While ideas and comments on teaching, practice and performance techniques are certainly important, Butler says, it’s critical to understand that Irish dance has a metaphysical dimension as well.
“As dancers, we don’t know what we absorb. These dances live in our bodies. On several occasions during these archival residencies, we’ve had people do dances they didn’t know they knew – dances that were never taught to them. In our Toronto Archive Residency in 2023, Ciaran Plummer – a fantastic champion dancer – got up and did his brother’s set dance, which he never danced before: The music played and he just danced it.
“This also happened to me in our New York Archive Residency in 2018: My sister Cara, an incredible dancer and performer, was remembering the step of Donny Golden’s famous ‘Planxty Davis,’ which she was about to teach. I had never danced ‘Planxty’ and as far I remember, I was never taught it either. But I had watched her do it a thousand times. And somehow, I got up and just danced it with her. It’s extraordinary how we don’t even know what we’re absorbing and retaining. We don’t know what we know!”
In conversation with Butler, it seems only natural to bring up “Riverdance,” which is marking its 30th anniversary year (in early April, its latest iteration, “Riverdance: The New Generation,” played locally at the Boch Center). Butler, however, demurs at offering insights into its worldwide popularity and staying power. As she points out, she was part of the original creative team and toured for just over a span of three years – all of which is now more than 35 years ago (she also was in the seven-minute piece at the 1994 Eurovision Song Contest that was the basis for the show).

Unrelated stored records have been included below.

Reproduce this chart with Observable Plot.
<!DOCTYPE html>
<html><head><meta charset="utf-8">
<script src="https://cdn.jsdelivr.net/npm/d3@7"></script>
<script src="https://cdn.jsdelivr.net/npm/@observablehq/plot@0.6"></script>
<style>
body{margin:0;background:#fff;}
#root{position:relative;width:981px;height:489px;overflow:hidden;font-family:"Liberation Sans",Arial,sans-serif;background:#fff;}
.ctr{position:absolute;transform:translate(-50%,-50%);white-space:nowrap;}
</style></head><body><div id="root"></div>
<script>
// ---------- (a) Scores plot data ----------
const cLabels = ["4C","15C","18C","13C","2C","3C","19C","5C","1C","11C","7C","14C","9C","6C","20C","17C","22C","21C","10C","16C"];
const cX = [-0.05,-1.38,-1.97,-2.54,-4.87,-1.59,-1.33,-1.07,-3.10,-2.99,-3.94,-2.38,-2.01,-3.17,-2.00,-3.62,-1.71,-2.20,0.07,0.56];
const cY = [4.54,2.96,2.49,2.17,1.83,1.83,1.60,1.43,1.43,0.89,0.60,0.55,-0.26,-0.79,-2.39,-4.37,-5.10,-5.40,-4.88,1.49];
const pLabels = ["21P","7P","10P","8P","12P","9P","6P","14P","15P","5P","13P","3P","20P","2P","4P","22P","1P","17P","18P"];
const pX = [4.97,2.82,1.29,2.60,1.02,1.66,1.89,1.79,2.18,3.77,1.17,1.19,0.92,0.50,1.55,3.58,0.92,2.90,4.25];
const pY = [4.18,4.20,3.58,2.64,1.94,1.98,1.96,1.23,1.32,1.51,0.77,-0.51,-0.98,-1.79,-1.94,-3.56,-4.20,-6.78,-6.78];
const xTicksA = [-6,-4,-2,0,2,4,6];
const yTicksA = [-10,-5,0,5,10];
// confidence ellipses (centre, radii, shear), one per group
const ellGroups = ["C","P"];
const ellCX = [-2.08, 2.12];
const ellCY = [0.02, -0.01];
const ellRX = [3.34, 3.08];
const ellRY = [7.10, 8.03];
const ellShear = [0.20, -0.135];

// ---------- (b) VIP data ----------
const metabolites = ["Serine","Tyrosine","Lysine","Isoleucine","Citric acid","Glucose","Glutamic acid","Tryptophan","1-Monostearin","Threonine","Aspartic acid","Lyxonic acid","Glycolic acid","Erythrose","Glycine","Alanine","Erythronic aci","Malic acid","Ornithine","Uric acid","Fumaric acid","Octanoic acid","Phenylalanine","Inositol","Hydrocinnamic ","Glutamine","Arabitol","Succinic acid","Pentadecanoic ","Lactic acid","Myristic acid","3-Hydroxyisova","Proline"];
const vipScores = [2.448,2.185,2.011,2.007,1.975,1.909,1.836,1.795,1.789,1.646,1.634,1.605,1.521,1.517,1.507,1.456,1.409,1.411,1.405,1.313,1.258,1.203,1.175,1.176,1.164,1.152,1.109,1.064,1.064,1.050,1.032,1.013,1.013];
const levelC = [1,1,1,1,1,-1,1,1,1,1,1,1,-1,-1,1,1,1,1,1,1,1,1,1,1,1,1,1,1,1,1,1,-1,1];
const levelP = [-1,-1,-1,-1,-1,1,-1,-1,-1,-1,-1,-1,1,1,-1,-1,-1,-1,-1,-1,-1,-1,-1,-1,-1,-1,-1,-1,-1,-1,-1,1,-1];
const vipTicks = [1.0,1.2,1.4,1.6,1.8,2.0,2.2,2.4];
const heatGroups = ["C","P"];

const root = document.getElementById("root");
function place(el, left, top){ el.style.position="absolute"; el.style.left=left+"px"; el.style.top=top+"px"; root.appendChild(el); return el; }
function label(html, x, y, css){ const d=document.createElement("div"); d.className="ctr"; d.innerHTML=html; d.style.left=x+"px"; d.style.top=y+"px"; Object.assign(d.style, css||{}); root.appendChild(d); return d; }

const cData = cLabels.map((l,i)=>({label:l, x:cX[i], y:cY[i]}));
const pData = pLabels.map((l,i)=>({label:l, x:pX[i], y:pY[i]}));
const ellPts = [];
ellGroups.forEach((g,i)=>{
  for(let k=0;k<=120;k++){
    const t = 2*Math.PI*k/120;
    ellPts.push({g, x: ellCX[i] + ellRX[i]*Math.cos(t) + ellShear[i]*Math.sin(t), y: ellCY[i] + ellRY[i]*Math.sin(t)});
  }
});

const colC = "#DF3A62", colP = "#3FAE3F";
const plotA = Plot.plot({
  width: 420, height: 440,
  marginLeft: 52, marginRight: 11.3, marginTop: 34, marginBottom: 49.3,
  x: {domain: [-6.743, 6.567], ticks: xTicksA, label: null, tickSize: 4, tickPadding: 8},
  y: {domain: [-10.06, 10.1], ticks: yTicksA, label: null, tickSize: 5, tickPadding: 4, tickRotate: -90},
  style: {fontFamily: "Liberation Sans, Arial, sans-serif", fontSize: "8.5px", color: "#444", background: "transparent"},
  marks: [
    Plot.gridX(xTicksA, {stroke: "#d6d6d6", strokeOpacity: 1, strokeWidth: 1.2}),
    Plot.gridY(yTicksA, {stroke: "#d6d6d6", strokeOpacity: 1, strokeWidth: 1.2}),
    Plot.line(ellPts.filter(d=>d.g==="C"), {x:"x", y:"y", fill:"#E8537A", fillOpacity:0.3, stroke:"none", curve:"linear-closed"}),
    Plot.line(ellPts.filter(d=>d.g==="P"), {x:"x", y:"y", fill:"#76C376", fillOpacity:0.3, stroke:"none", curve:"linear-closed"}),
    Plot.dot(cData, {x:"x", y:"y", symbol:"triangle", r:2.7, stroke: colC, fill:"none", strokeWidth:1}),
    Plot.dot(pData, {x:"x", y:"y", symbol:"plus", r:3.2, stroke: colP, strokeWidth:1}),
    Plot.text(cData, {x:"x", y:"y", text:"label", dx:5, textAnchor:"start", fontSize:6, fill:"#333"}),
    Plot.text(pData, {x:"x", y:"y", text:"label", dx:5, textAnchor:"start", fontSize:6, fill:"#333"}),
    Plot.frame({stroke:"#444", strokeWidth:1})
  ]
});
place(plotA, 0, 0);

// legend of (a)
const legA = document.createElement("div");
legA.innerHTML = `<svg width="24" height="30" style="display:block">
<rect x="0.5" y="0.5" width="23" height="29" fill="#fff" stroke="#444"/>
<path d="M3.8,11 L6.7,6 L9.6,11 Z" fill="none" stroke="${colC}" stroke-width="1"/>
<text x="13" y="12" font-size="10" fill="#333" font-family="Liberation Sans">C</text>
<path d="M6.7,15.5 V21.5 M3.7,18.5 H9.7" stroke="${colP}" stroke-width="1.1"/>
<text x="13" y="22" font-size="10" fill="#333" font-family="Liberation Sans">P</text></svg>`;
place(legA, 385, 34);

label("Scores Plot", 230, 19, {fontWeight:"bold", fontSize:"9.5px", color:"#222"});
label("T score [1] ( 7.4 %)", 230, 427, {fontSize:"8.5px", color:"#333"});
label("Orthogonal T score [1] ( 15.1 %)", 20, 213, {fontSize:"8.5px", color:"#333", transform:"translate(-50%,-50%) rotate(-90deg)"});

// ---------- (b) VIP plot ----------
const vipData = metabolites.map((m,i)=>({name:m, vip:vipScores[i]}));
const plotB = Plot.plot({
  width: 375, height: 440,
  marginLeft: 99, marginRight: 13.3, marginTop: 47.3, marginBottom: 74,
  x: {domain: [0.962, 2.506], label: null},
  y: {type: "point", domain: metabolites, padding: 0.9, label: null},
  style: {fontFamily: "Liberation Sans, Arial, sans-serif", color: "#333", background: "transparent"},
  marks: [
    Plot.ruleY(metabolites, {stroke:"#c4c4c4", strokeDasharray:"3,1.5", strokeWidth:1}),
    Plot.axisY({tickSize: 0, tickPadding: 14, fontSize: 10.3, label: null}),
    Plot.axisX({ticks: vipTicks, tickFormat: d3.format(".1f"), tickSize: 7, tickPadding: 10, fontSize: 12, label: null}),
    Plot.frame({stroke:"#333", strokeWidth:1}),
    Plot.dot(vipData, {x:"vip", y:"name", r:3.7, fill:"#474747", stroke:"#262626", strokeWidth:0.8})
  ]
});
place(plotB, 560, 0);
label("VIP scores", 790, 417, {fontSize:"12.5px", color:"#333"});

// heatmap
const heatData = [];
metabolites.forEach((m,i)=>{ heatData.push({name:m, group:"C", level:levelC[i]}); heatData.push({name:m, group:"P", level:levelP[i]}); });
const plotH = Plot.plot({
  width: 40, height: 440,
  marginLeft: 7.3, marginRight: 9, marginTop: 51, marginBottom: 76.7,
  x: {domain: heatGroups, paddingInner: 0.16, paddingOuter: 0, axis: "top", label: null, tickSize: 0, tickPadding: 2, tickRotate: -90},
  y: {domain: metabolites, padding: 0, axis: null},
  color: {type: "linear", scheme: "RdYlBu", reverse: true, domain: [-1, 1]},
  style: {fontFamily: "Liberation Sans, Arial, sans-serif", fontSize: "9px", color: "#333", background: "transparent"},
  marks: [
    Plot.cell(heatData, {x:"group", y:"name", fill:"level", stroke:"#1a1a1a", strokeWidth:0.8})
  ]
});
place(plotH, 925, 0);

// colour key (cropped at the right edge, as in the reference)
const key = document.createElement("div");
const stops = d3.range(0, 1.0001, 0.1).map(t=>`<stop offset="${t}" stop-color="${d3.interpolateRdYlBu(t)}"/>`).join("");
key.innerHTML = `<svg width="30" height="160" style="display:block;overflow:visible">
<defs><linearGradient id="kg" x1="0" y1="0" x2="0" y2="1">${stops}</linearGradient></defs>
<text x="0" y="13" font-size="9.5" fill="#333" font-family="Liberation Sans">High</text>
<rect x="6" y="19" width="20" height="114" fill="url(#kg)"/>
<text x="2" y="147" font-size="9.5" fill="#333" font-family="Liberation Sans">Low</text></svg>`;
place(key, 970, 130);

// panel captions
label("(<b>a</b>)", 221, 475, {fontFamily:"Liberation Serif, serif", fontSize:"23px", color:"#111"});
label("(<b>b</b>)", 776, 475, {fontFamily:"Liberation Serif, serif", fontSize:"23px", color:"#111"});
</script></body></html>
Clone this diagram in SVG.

What’s more, for Butler those “Riverdance” years represent only a small part of what’s been a very full and rewarding career. Since 2003, she has been working in a contemporary dance context, with commissions, residencies, and presentations from the Abbey Theatre, Danspace Project, Baryshnikov Arts Center, Jacob’s Pillow Dance Festival, the Kennedy Center, the Joyce Theater, and Seamus Heaney Homeplace, among others, and collaborated with classical musicians, visual artists, poets, and filmmakers.
In addition to NYU, Butler has taught through the Princeton Atelier program, held a fellowship in Creative Practice from University College Dublin and served as external examiner of the bachelor’s degree program in traditional Irish music and dance at the University of Limerick Irish World Academy of Music and Dance.
Her various activities have earned her some notable honors, including the Outstanding Contribution to Arts & Culture Alumni Award from the University of Limerick, the Spirit of Ireland Award by the Irish Arts Center in New York, induction into the Irish American Hall of Fame, and TG4’s Gradam Ceoil lifetime achievement award in May 2024.
Perhaps the best thing about Our Steps, says Butler, is that it has expanded her own understanding about Irish dance.
“Every time I do an oral history interview or an archive residency, I learn something new,” she says. “There are so many facets to Irish dance: How we teach it, how we learn it, what we retain and why, where and how we locate dance in our lives. These are important things not just for the Irish dance community, but also for other people so they can understand where we’ve come from, and where Irish dance has taken us.”
Our Steps, Our Story: An Irish Dance Legacy Archive can be accessed through the Jerome Robbins Dance Division for the New York Public for Library for the Performing Arts.